Kelembagaan  ekonomi  belum  berperan  dengan  baik  dalam  bidang  pengolahan dan pemasaran. Setelah adanya pengembangan unit pengolahan kelapa terpadu, maka air kelapa, tempurung  kelapa,  dan  sabut  kelapa  yang  selama ini terbuang diolah menjadi produk samping yang mempunyai nilai ekonomi. Teknologi yang diterapkan di  tingkat kelompok tani  adalah  teknologi  pengolahan  tepat  guna  dan  teknologi  mekanisasi. 
Dalam kandungan selulosa, pentosa, lignin, dan arang, pada tempurung serta sabut lebih tinggi dari pada kelapa Genjah dan Hibrida, sedangkan kelapa Genjah dan Hibrida kadar abunya yang lebih tinggi. Kondisi ini menyebabkan untuk industri arang dan serat sabut mutu  buah kelapa dalam lebih baik dibandingkan dengan buah kelapa Genjah dan Hibrida. Untuk industri air kelapa ke tiga jenis kelapa ini tidak jauh berbeda. 
Umur buah menunjukkan tingkat pertumbuhan buah kelapa, dimulai pada bulan ketiga, berat buah maksimum dicapai pada bulan ke tujuh, sedangkan volume pada bulan ke delapan. Tempurung terbentuk pada bulan ke tiga dan mencapai maksimum pada bulan ke sembilan. Daging buah mulai terlihat pada bulan ketujuh dan mencapai berat maksimum pada bulan ke duabelas. Pada bulan ke tujuh pada saat berat buah maksimum proporsi komponen buah terdiri atas 62% sabut, 7% tempurung, 1% daging buah, sisanya adalah air. Pada saat panen (12 bulan), proporsi berat basah sabut 56%, tempurung 17%, daging buah 27%; proporsi berat kering sabut 42%, tempurung 28%, dan daging buah 30% (Rindengan et al.,1995).
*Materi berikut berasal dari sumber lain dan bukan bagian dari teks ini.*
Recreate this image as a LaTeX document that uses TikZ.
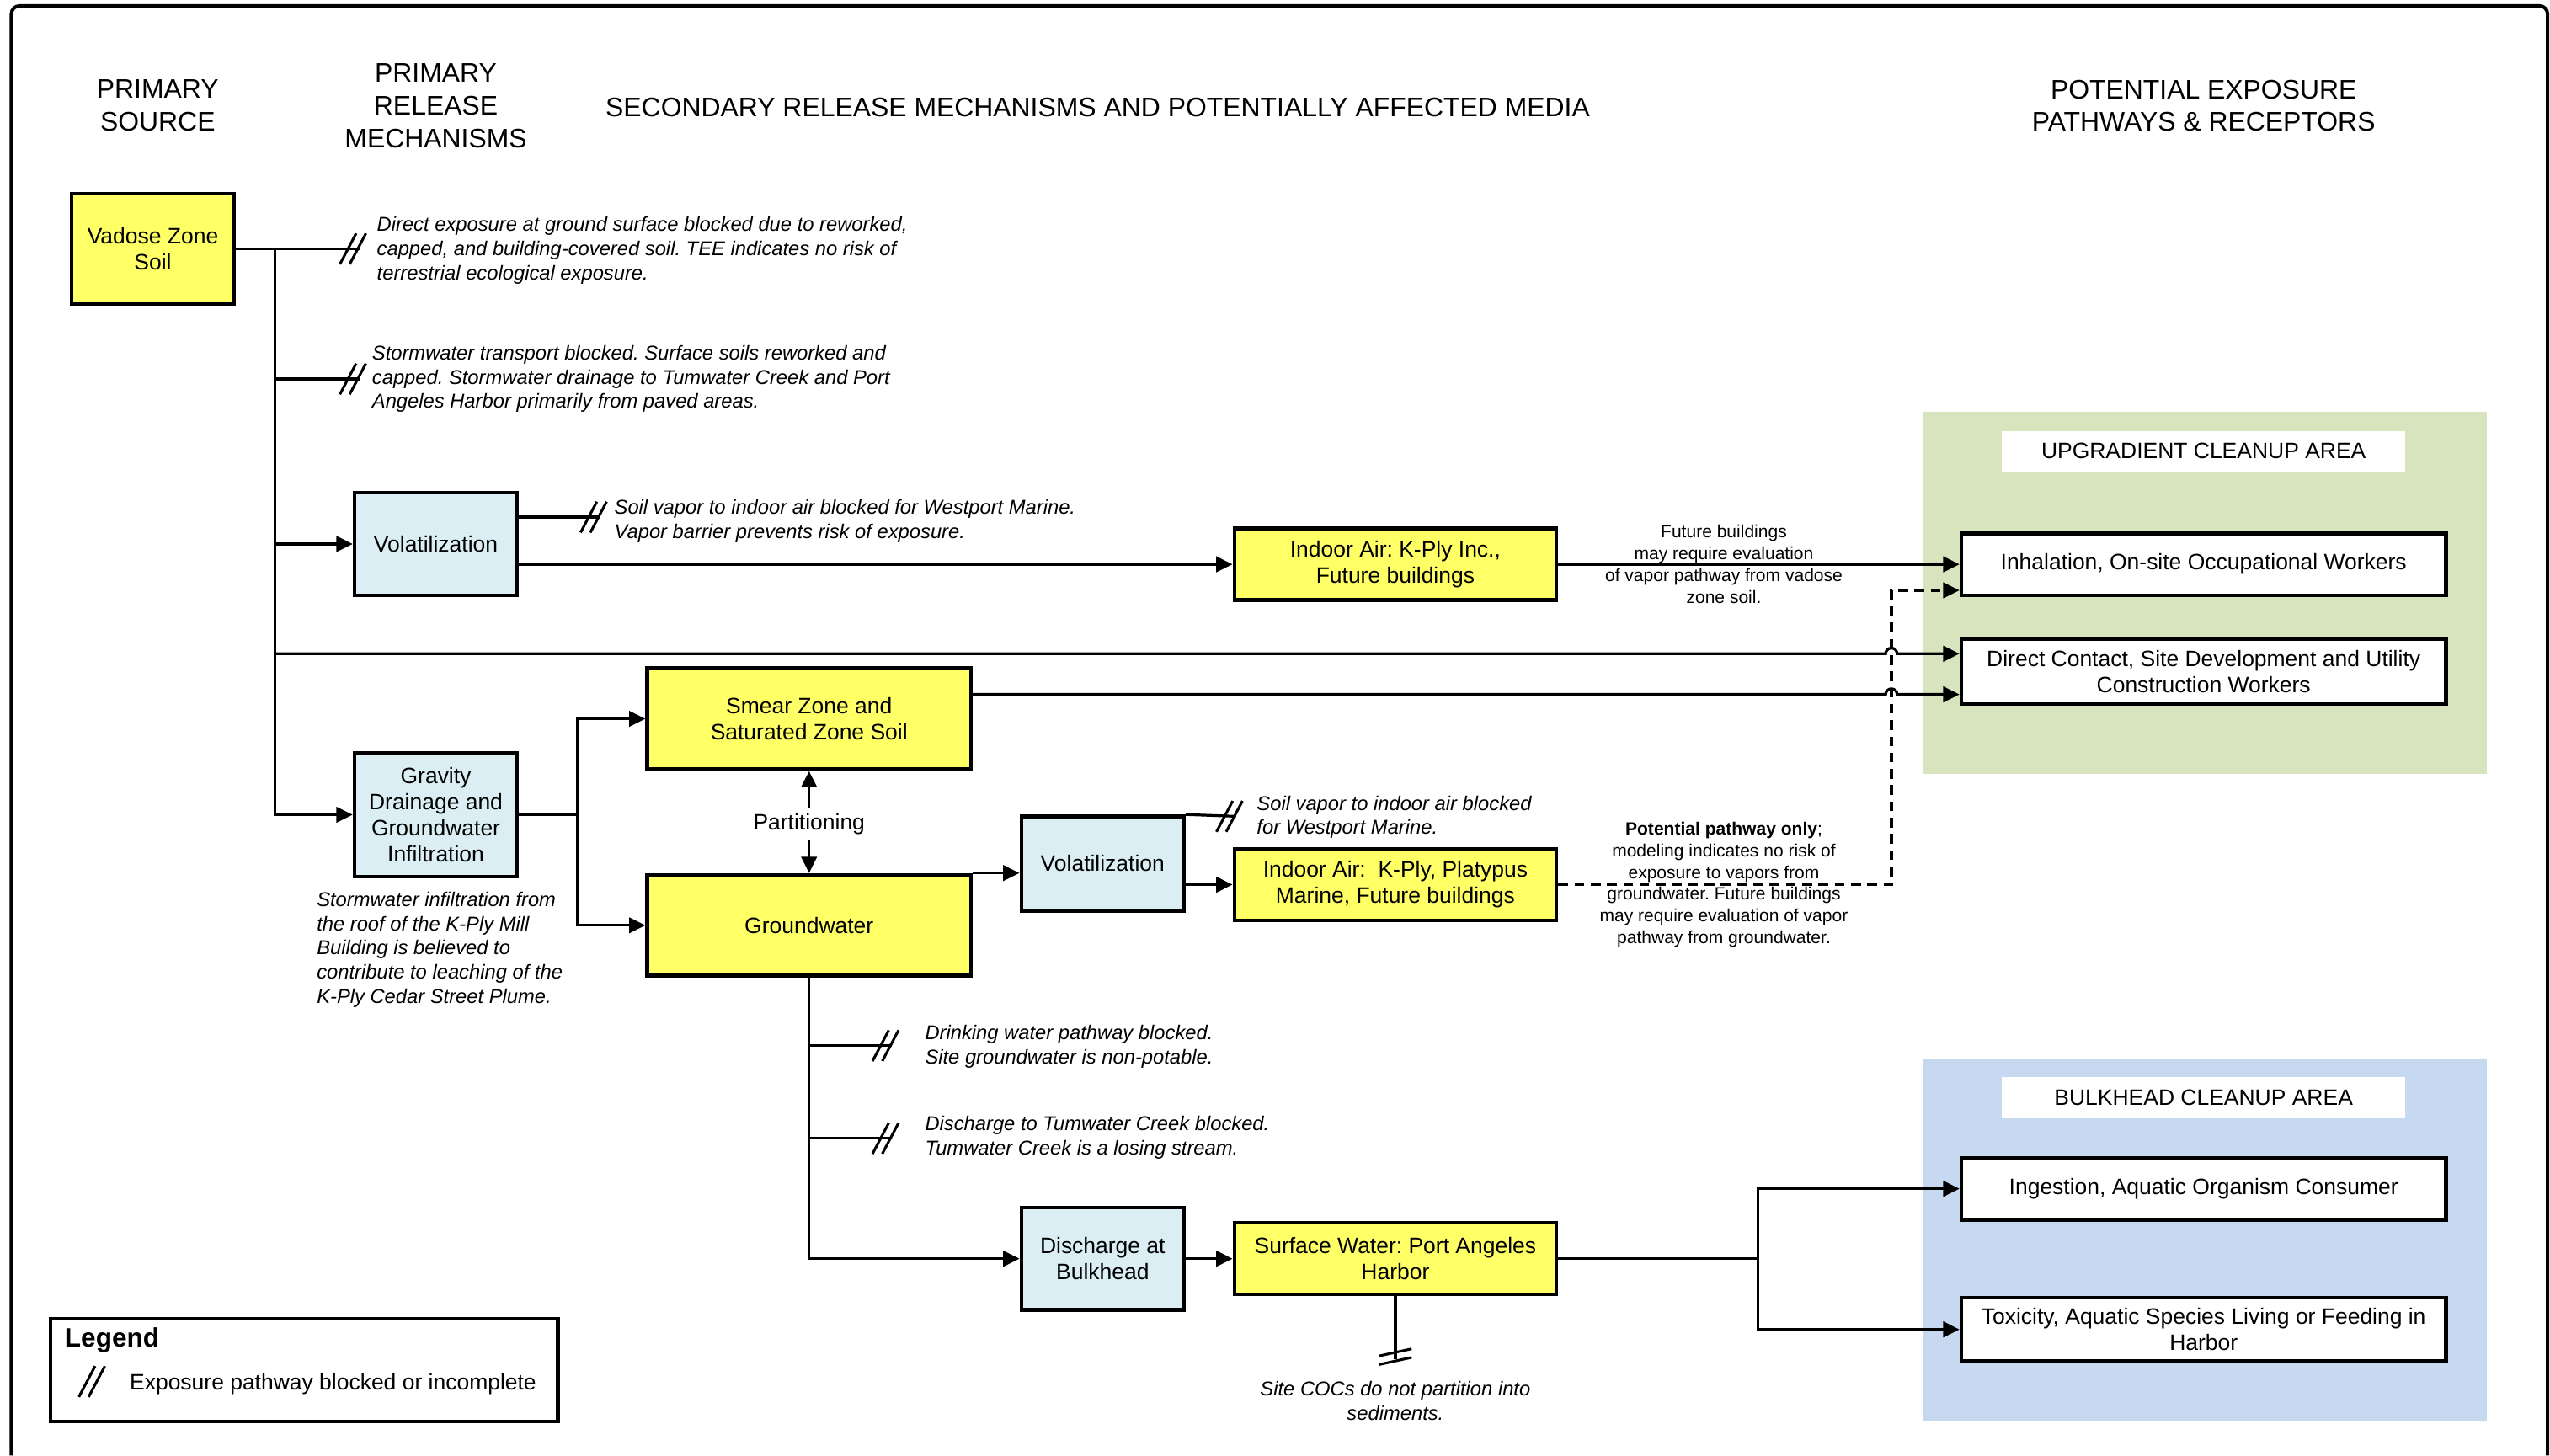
\documentclass[tikz,border=0pt]{standalone}
\usepackage{fontspec}
\setmainfont{Liberation Sans}
\usetikzlibrary{arrows.meta,positioning,calc}
\frenchspacing

\definecolor{mediayellow}{HTML}{FFFF66}
\definecolor{mechblue}{HTML}{DAEEF3}
\definecolor{upgreen}{HTML}{D7E4BD}
\definecolor{bulkblue}{HTML}{C6D9F1}

\tikzset{
  blocked/.pic={\draw[line width=0.9pt] (-12,9.5) -- (-2,-9.5) (-6,9.5) -- (4,-9.5);},
  vblocked/.pic={\draw[line width=0.9pt] (-10,-2.2) -- (10,-6.6) (-10,3.1) -- (10,-1.3);}
}

\begin{document}
\begin{tikzpicture}[x=0.2mm, y=-0.2mm, line width=0.95pt,
        >={Triangle[length=2mm,width=1.9mm]},
        mediabox/.style={rectangle, draw, line width=1.3pt, fill=mediayellow, align=center, inner sep=1pt, font=\fontsize{7.8}{9.2}\selectfont},
        mechbox/.style={mediabox, fill=mechblue},
        recbox/.style={mediabox, fill=white},
        headtxt/.style={align=center, inner sep=0pt, font=\fontsize{9.4}{11.4}\selectfont},
        notetxt/.style={align=left, anchor=west, inner sep=0pt, font=\fontsize{7}{8.5}\selectfont\itshape},
        sidetxt/.style={align=center, inner sep=0pt, font=\fontsize{6.2}{7.6}\selectfont},
        areatxt/.style={fill=white, minimum width=49.6mm, minimum height=5mm, inner sep=0pt, font=\fontsize{7.8}{9.2}\selectfont}]

    \useasboundingbox (0,0) rectangle (1568,895);
    \draw[line width=1.2pt, rounded corners=1mm] (7,895) -- (7,3.6) -- (1566.5,3.6) -- (1566.5,895);

    % cleanup areas
    \fill[upgreen] (1182,253) rectangle (1529,476);
    \fill[bulkblue] (1182,651) rectangle (1529,874);
    \node[areatxt] (upglbl) at (1355,277.5) {UPGRADIENT CLEANUP AREA};
    \node[areatxt] (bulklbl) at (1355,675) {BULKHEAD CLEANUP AREA};

    % column headings
    \node[headtxt] (hsrc) at (97,65) {PRIMARY\\SOURCE};
    \node[headtxt] (hrel) at (268,65) {PRIMARY\\RELEASE\\MECHANISMS};
    \node[headtxt] (hsec) at (675,66) {SECONDARY RELEASE MECHANISMS AND POTENTIALLY AFFECTED MEDIA};
    \node[headtxt] (hexp) at (1355,65) {POTENTIAL EXPOSURE\\PATHWAYS \& RECEPTORS};

    % media and mechanisms
    \node[mediabox, minimum width=20mm, minimum height=13.6mm] (vadose) at (94,153) {Vadose Zone\\Soil};
    \node[mechbox, minimum width=20mm, minimum height=12.6mm] (vol1) at (268,334.5) {Volatilization};
    \node[mechbox, minimum width=20mm, minimum height=15.2mm] (grav) at (268,501) {Gravity\\Drainage and\\Groundwater\\Infiltration};
    \node[mediabox, minimum width=39.8mm, minimum height=12.4mm] (smear) at (497.5,442) {Smear Zone and\\Saturated Zone Soil};
    \node[mediabox, minimum width=39.8mm, minimum height=12.4mm] (gw) at (497.5,569) {Groundwater};
    \node[mechbox, minimum width=20mm, minimum height=11.6mm] (vol2) at (678,531) {Volatilization};
    \node[mediabox, minimum width=39.6mm, minimum height=8.8mm] (ia1) at (858,347) {Indoor Air: K-Ply Inc.,\\Future buildings};
    \node[mediabox, minimum width=39.6mm, minimum height=8.8mm] (ia2) at (858,544) {Indoor Air:\ \ K-Ply, Platypus\\Marine, Future buildings};
    \node[mechbox, minimum width=20mm, minimum height=12.6mm] (dis) at (678,774) {Discharge at\\Bulkhead};
    \node[mediabox, minimum width=39.6mm, minimum height=8.8mm] (sw) at (858,774) {Surface Water: Port Angeles\\Harbor};
    \node[font=\fontsize{7.8}{9.2}\selectfont, inner sep=1.5pt] (part) at (497.5,507) {Partitioning};

    % receptors
    \node[recbox, minimum width=59.6mm, minimum height=7.6mm] (inh) at (1355,347) {Inhalation, On-site Occupational Workers};
    \node[recbox, minimum width=59.6mm, minimum height=8mm] (dc) at (1355,413) {Direct Contact, Site Development and Utility\\Construction Workers};
    \node[recbox, minimum width=59.6mm, minimum height=7.6mm] (ing) at (1355,731) {Ingestion, Aquatic Organism Consumer};
    \node[recbox, minimum width=59.6mm, minimum height=7.8mm] (tox) at (1355,817.5) {Toxicity, Aquatic Species Living or Feeding in\\Harbor};

    % notes
    \node[notetxt] (n1) at (231,154) {Direct exposure at ground surface blocked due to reworked,\\capped, and building-covered soil. TEE indicates no risk of\\terrestrial ecological exposure.};
    \node[notetxt] (n2) at (228,233) {Stormwater transport blocked. Surface soils reworked and\\capped. Stormwater drainage to Tumwater Creek and Port\\Angeles Harbor primarily from paved areas.};
    \node[notetxt] (n3) at (377,320.5) {Soil vapor to indoor air blocked for Westport Marine.\\Vapor barrier prevents risk of exposure.};
    \node[notetxt] (n4) at (772,502.5) {Soil vapor to indoor air blocked\\for Westport Marine.};
    \node[notetxt] (n5) at (194,584) {Stormwater infiltration from\\the roof of the K-Ply Mill\\Building is believed to\\contribute to leaching of the\\K-Ply Cedar Street Plume.};
    \node[notetxt] (n6) at (568,643.5) {Drinking water pathway blocked.\\Site groundwater is non-potable.};
    \node[notetxt] (n7) at (568,699.5) {Discharge to Tumwater Creek blocked.\\Tumwater Creek is a losing stream.};
    \node[notetxt, anchor=center, align=center] (n8) at (858,861.5) {Site COCs do not partition into\\sediments.};
    \node[sidetxt] (sn1) at (1060,347) {Future buildings\\may require evaluation\\of vapor pathway from vadose\\zone soil.};
    \node[sidetxt] (sn2) at (1060,544) {\textbf{Potential pathway only};\\modeling indicates no risk of\\exposure to vapors from\\groundwater. Future buildings\\may require evaluation of vapor\\pathway from groundwater.};

    % connector points
    \coordinate (trunk) at (169,153);
    \coordinate (gsplit) at (355,501);
    \coordinate (swsplit) at (1081,774);
    \coordinate (dashturn) at (1163,544);
    \coordinate (hop1) at (1163,402);
    \coordinate (hop2) at (1163,427);
    \coordinate (blk1) at (221,153);
    \coordinate (blk2) at (221,233);
    \coordinate (blk3) at (369,318);
    \coordinate (blk4) at (760,502);
    \coordinate (blk5) at (548.5,643);
    \coordinate (blk6) at (548.5,700);
    \coordinate (blk7) at (858,836);

    % vadose zone soil
    \draw (vadose) -- (blk1);
    \draw (trunk |- blk2) -- (blk2);
    \draw[->] (trunk) |- (grav);
    \draw[->] (trunk |- vol1) -- (vol1);
    \draw[->] (trunk |- hop1) -- ([xshift=-0.7mm]hop1) arc[start angle=180, end angle=0, radius=0.7mm] -- ([yshift=2.2mm]dc.west);
    \draw (vol1.east |- blk3) -- (blk3);
    \draw[->] (vol1.east |- ia1) -- (ia1);
    \draw[->] (ia1) -- (inh);

    % groundwater
    \draw (grav) -- (gsplit);
    \draw[->] (gsplit) |- (smear);
    \draw[->] (gsplit) |- (gw);
    \draw[->] (part) -- (smear);
    \draw[->] (part) -- (gw);
    \draw[->] ([yshift=3mm]smear.east) -- ([xshift=-0.7mm]hop2) arc[start angle=180, end angle=0, radius=0.7mm] -- ([yshift=-2.8mm]dc.west);
    \draw[->] (gw.north east) -- (vol2.west |- gw.north east);
    \draw (vol2.north east) -- (blk4);
    \draw[->] (vol2.east |- ia2) -- (ia2);
    \draw[->, dash pattern=on 1.2mm off 0.8mm] (ia2) -- (dashturn) |- ([yshift=-3.2mm]inh.west);
    \draw (gw.south |- blk5) -- (blk5);
    \draw (gw.south |- blk6) -- (blk6);
    \draw[->] (gw) |- (dis);
    \draw[->] (dis) -- (sw);
    \draw (sw) -- (blk7);
    \draw (sw) -- (swsplit);
    \draw[->] (swsplit) |- (ing);
    \draw[->] (swsplit) |- (tox);

    % blocked marks
    \foreach \b in {blk1,blk2,blk3,blk4,blk5,blk6}
        \pic at (\b) {blocked};
    \pic at (blk7) {vblocked};

    % legend
    \node[draw, line width=1.3pt, minimum width=62.4mm, minimum height=12.6mm, inner sep=0pt] (legend) at (187,842.5) {};
    \node[anchor=west, inner sep=0pt, font=\fontsize{9.3}{11}\selectfont\bfseries] (legtitle) at (39,824) {Legend};
    \node[anchor=west, inner sep=0pt, font=\fontsize{7.8}{9.2}\selectfont] (legtxt) at (79,851) {Exposure pathway blocked or incomplete};
    \pic at (60.5,849.5) {blocked};
\end{tikzpicture}
\end{document}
Mutu tertinggi dari produk hasil samping akan tercapai pada saat umur buah 13 bulan terkecuali untuk nata de coco, pada umur demikian pertumbuhan buah sudah berhenti, kadar air pada sabut sudah turun dan kandungan abu juga rendah. Sedangkan untuk nata de coco pada umur 13 bulan kandungan minyak pada air kelapa mulai meningkat yang menyebabkan rendahnya mutu nata de coco.
Tanaman kelapa disebut juga tanaman serbaguna, karena dari akar sampai ke daun kelapa bermanfaat, demikian juga dengan buahnya. Buah adalah bagian utama dari tanaman kelapa yang berperan sebagai bahan baku industri. Buah kelapa terdiri dari beberapa komponen yaitu sabut kelapa, tempurung kelapa, daging buah kelapa dan air kelapa. Bagian-bagian dari buah kelapa yang dapat dimanfaatkan serta hasil pengolahannya antara lain:
·         Daging Buah Kelapa
Daging buah adalah komponen utama yang dapat diolah menjadi berbagai produk yang bernilai ekonomi tinggi. Mutu bahan baku dari buah kelapa dipengaruhi oleh karakter fisiko-kimia komponen buah kelapa, yang secara langsung dipengaruhi oleh jenis dan umur buah kelapa; secara tidak langsung oleh lingkungan tumbuh dan pemeliharaan. Lingkungan tumbuh yang sesuai dan pemeliharaan yang baik akan menghasilkan bahan baku bermutu untuk diolah lebih lanjut (Rindengan et al., 1995; Tenda et al., 1999).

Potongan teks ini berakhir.